Статьи отца из области этнографии и политической экономии наглядно показывают, что по своим политическим убеждениям он принадлежал к левому крылу киевской украинской «громады»[14].Еще яснее это можно было увидеть по его частным письмам, к сожалению безнадежно утраченным.

Моя мать, Мелания Федоровна, была романовской крестьянкой. Отец женился на ней вторым браком. Любопытно отметить, что в «добрососедских» доносах на отца подчеркивалось как доказательство «неблагонадежности» и то, что Рыльский, дворянин, женился на крестьянке. Моя мать, несомненно, была человеком природного ума. Обученная мужем читать и писать, она много читала в своей жизни и особенно любила Толстого, в частности «Анну Каренину».

Когда мне было всего несколько месяцев, семья наша — мать, отец, два старших брата-гимназиста и я — переехала с зимней киевской квартиры в Романовку. Там отец и устроил мои крестины. Съехалось много гостей из Киева, но и все село было приглашено в гости, — а так как наш небольшой домик не мог вместить весь этот народ, пиршество устроили в клуне. Привезли не монопольной, не казенной, а «вольной» водки из корчмы, в бочках, и угощенье было, рассказывают, гомерическое. Что касается центрального героя этого события, то мой дядя по матери, Кузьма Чуприна, любил вспоминать, как я во время «таинства» старался «дернуть попа за бороду».

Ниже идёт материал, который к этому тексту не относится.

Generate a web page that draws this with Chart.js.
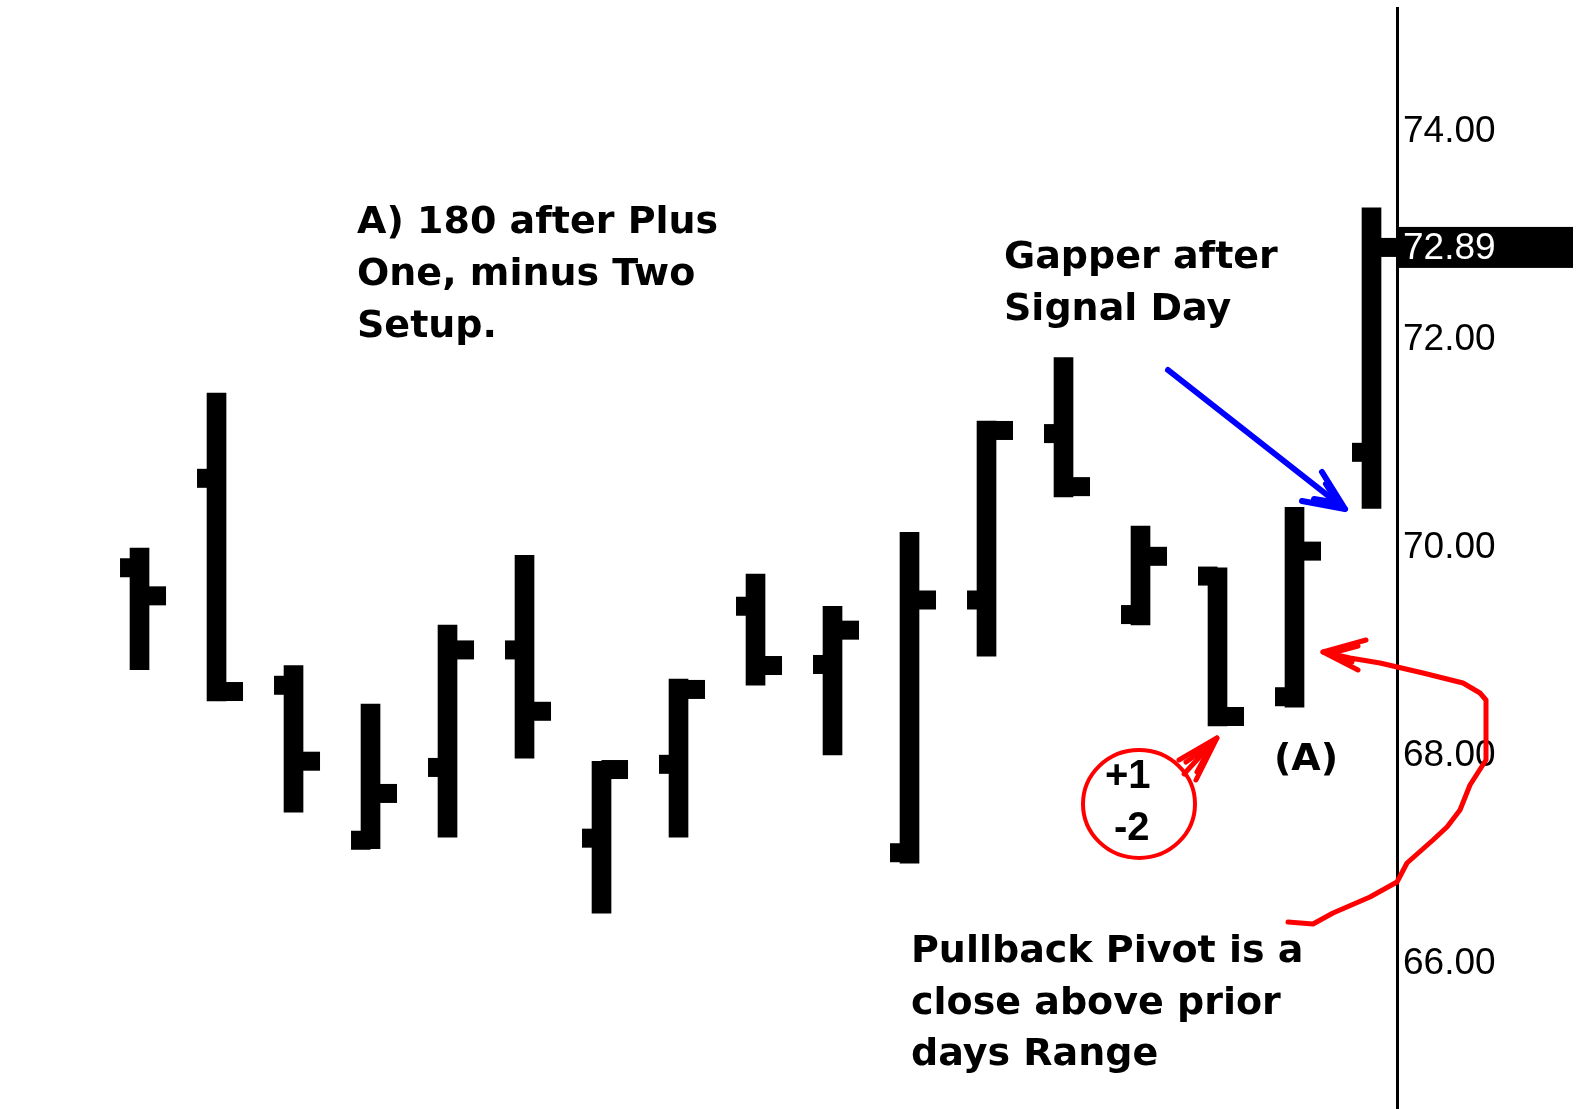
<!DOCTYPE html>
<html>
<head>
<meta charset="utf-8">
<script src="https://cdn.jsdelivr.net/npm/chart.js@4.4.1/dist/chart.umd.min.js"></script>
<style>
  html, body { margin: 0; padding: 0; background: #fff; }
  #wrap { width: 1576px; height: 1109px; }
</style>
</head>
<body>
<div id="wrap"><canvas id="ohlcChart"></canvas></div>
<script>
// daily bars, values
const days   = [1, 2, 3, 4, 5, 6, 7, 8, 9, 10, 11, 12, 13, 14, 15, 16, 17];
const highs  = [70.00, 71.49, 68.87, 68.50, 69.26, 69.93, 67.95, 68.74, 69.75, 69.44, 70.15, 71.22, 71.83, 70.21, 69.81, 70.39, 73.27];
const lows   = [68.83, 68.53, 67.46, 67.11, 67.22, 67.98, 66.49, 67.22, 68.68, 68.01, 66.97, 68.96, 70.49, 69.26, 68.29, 68.47, 70.38];
const opens  = [69.81, 70.67, 68.68, 67.19, 67.89, 69.02, 67.21, 67.92, 69.44, 68.88, 67.07, 69.50, 71.10, 69.36, 69.73, 68.57, 70.92];
const closes = [69.54, 68.62, 67.95, 67.64, 69.02, 68.43, 67.87, 68.64, 68.87, 69.21, 69.50, 71.13, 70.59, 69.92, 68.38, 69.97, 72.89];

// price axis
const priceTicks = [66, 68, 70, 72, 74];
const lastPrice = 72.89;

const labelFont = '37px "Liberation Sans", Arial, sans-serif';
const noteFont = 'bold 38px "DejaVu Sans", Verdana, sans-serif';

// open tick on the left, close tick on the right of each bar
const ohlcTicks = {
  id: 'ohlcTicks',
  afterDatasetsDraw(chart) {
    const { ctx, scales: { x, y } } = chart;
    ctx.save();
    ctx.fillStyle = '#000';
    days.forEach((d, i) => {
      const px = x.getPixelForValue(d);
      const yo = y.getPixelForValue(opens[i]);
      const yc = y.getPixelForValue(closes[i]);
      ctx.fillRect(px - 19.5, yo - 9.5, 19.5, 19);
      ctx.fillRect(px, yc - 9.5, 26.5, 19);
    });
    ctx.restore();
  }
};

function line(ctx, pts) {
  ctx.beginPath();
  ctx.moveTo(pts[0][0], pts[0][1]);
  for (let k = 1; k < pts.length; k++) ctx.lineTo(pts[k][0], pts[k][1]);
  ctx.stroke();
}

// last price box + hand drawn notes
const notes = {
  id: 'notes',
  afterDraw(chart) {
    const { ctx, scales: { y } } = chart;
    ctx.save();

    // last price marker on the axis
    const yl = y.getPixelForValue(lastPrice);
    ctx.fillStyle = '#000';
    ctx.fillRect(y.left, yl - 20.5, 176, 41);
    ctx.fillStyle = '#fff';
    ctx.font = labelFont;
    ctx.textBaseline = 'middle';
    ctx.textAlign = 'left';
    ctx.fillText(lastPrice.toFixed(2), y.left + 6, yl + 1);

    // texts
    ctx.fillStyle = '#000';
    ctx.font = noteFont;
    ctx.textBaseline = 'alphabetic';
    ctx.fillText('A) 180 after Plus', 357, 233);
    ctx.fillText('One, minus Two', 357, 285);
    ctx.fillText('Setup.', 357, 337);

    ctx.fillText('Gapper after', 1004, 268);
    ctx.fillText('Signal Day', 1004, 320);

    ctx.fillText('Pullback Pivot is a', 911, 962);
    ctx.fillText('close above prior', 911, 1014);
    ctx.fillText('days Range', 911, 1065);

    ctx.fillText('(A)', 1274, 770);

    ctx.font = 'bold 40px "Liberation Sans", Arial, sans-serif';
    ctx.fillText('+1', 1105, 788);
    ctx.fillText('-2', 1114, 840);

    // red circle round +1 / -2
    ctx.strokeStyle = '#ff0000';
    ctx.lineWidth = 4;
    ctx.beginPath();
    ctx.ellipse(1139, 804, 56, 54, 0, 0, Math.PI * 2);
    ctx.stroke();

    ctx.lineCap = 'round';
    ctx.lineJoin = 'round';

    // small red arrow to bar 15
    ctx.lineWidth = 5;
    line(ctx, [[1184, 774], [1217, 738]]);
    line(ctx, [[1179, 760], [1217, 738], [1196, 780]]);
    line(ctx, [[1186, 762], [1212, 744], [1197, 772]]);

    // red curve from the text to bar 16
    line(ctx, [[1288, 922], [1313, 924], [1333, 913], [1370, 897], [1397, 882],
      [1407, 863], [1433, 840], [1447, 827], [1460, 810], [1470, 785], [1486, 760],
      [1486, 700], [1480, 693], [1463, 683], [1423, 673], [1380, 663], [1350, 658], [1323, 652]]);
    line(ctx, [[1366, 640], [1323, 652], [1358, 670]]);
    line(ctx, [[1358, 646], [1332, 653], [1352, 662]]);

    // blue arrow
    ctx.strokeStyle = '#0000ff';
    ctx.lineWidth = 6;
    line(ctx, [[1168, 370], [1345, 509]]);
    line(ctx, [[1322, 472], [1345, 509], [1302, 501]]);
    line(ctx, [[1326, 484], [1338, 503], [1314, 499]]);

    ctx.restore();
  }
};

const ctx = document.getElementById('ohlcChart').getContext('2d');
new Chart(ctx, {
  type: 'bar',
  data: {
    datasets: [{
      data: days.map((d, i) => ({ x: d, y: [lows[i], highs[i]] })),
      backgroundColor: '#000',
      barThickness: 19,
      borderWidth: 0,
      borderSkipped: false
    }]
  },
  options: {
    responsive: true,
    maintainAspectRatio: false,
    animation: false,
    layout: { padding: { top: 8, left: 0, right: 0, bottom: 0 } },
    plugins: {
      legend: { display: false },
      tooltip: { enabled: false }
    },
    scales: {
      x: {
        type: 'linear',
        offset: false,
        min: -0.812,
        max: 17.331,
        display: false,
        grid: { offset: false }
      },
      y: {
        position: 'right',
        min: 64.606,
        max: 75.192,
        afterBuildTicks: (scale) => { scale.ticks = priceTicks.map(v => ({ value: v })); },
        afterFit: (scale) => {
          scale.width = 179;
          scale.paddingTop = 0;
          scale.paddingBottom = 0;
        },
        grid: { display: false, drawTicks: false },
        border: { display: true, color: '#000', width: 3 },
        ticks: {
          color: '#000',
          padding: 6,
          font: { family: '"Liberation Sans", Arial, sans-serif', size: 37 },
          callback: (v) => Number(v).toFixed(2)
        }
      }
    }
  },
  plugins: [ohlcTicks, notes]
});
</script>
</body>
</html>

О своем раннем детстве я помню мало. Все как в тумане. Лишь отдельные светлые пятна. Такое, например. Прошел теплый летний дождь. Перед нашим домом, возле круглой цветочной клумбы, образовалась большая лужа. Я в одной рубашонке выскочил из дому — и прямо в лужу. Болтаю ногами, будто плаваю… А мама и нянька Федора выбежали, умоляют меня выйти — «ведь простудится ребенок». Или такое. Повозка, запряженная старой лошадью «Попом» (по профессии прежнего хозяина). Отец собирается ехать в поле, берет меня с собой. Какое счастье! Сели вдвоем, мне дают кончик вожжей, как будто я правлю лошадью. А впрочем, нехитрое дело править умным и опытным «Попом»! Ленивая лошадь-философ, она хорошо знает и дорогу и привычки своего хозяина. Если попадется навстречу человек, она непременно умерит ход и даже остановится: ведь, наверно, у хозяина найдется о чем побеседовать с добрым человеком. Иногда «Поп» по собственной инициативе сворачивает к небольшой пивной с зеленой беседкой, владелец которой, Максим Иванович, чудесный кузнец и слесарь, на почве неверности жены (об этом я узнал, конечно, значительно позднее) чересчур склонен к рюмочке, а вообще — человек пресимпатичный. Иногда «Поп» останавливается просто так… «Но!» — кричу я по возможности солидным голосом… «Но», — спокойно говорит отец. Кнута он не применяет. Конь трогается дальше, но знает, что под горою хозяин непременно станет свертывать папиросу, закуривать — следовательно, опять надо будет перейти на тихий ход. А придорожные ветлы тихо шумят, а хаты белеют, а полевая даль в мареве, и все люди кажутся счастливыми…

Правда, людские несчастья, как нечто совершенно случайное и, собственно, несущественное, нечто не вполне реальное и не до конца понятное, врывались порою и в мою жизнь. Вот так однажды утром отец, умываясь, рассказывал: «Этой ночью дядю Осипа тяжело избили… Приехал доктор, вынул у него две косточки из черепа…» Дядя Осип — самый старший из братьев матери, участник русско-турецкой кампании, здоровенный человечище… Позднее я узнал, что дядю Осипа, до безумия влюбленного в собственную жену — красивую и весьма легкомысленную женщину, избил один из ее любовников, возможно, с целью убить. По крайней мере такие строились догадки.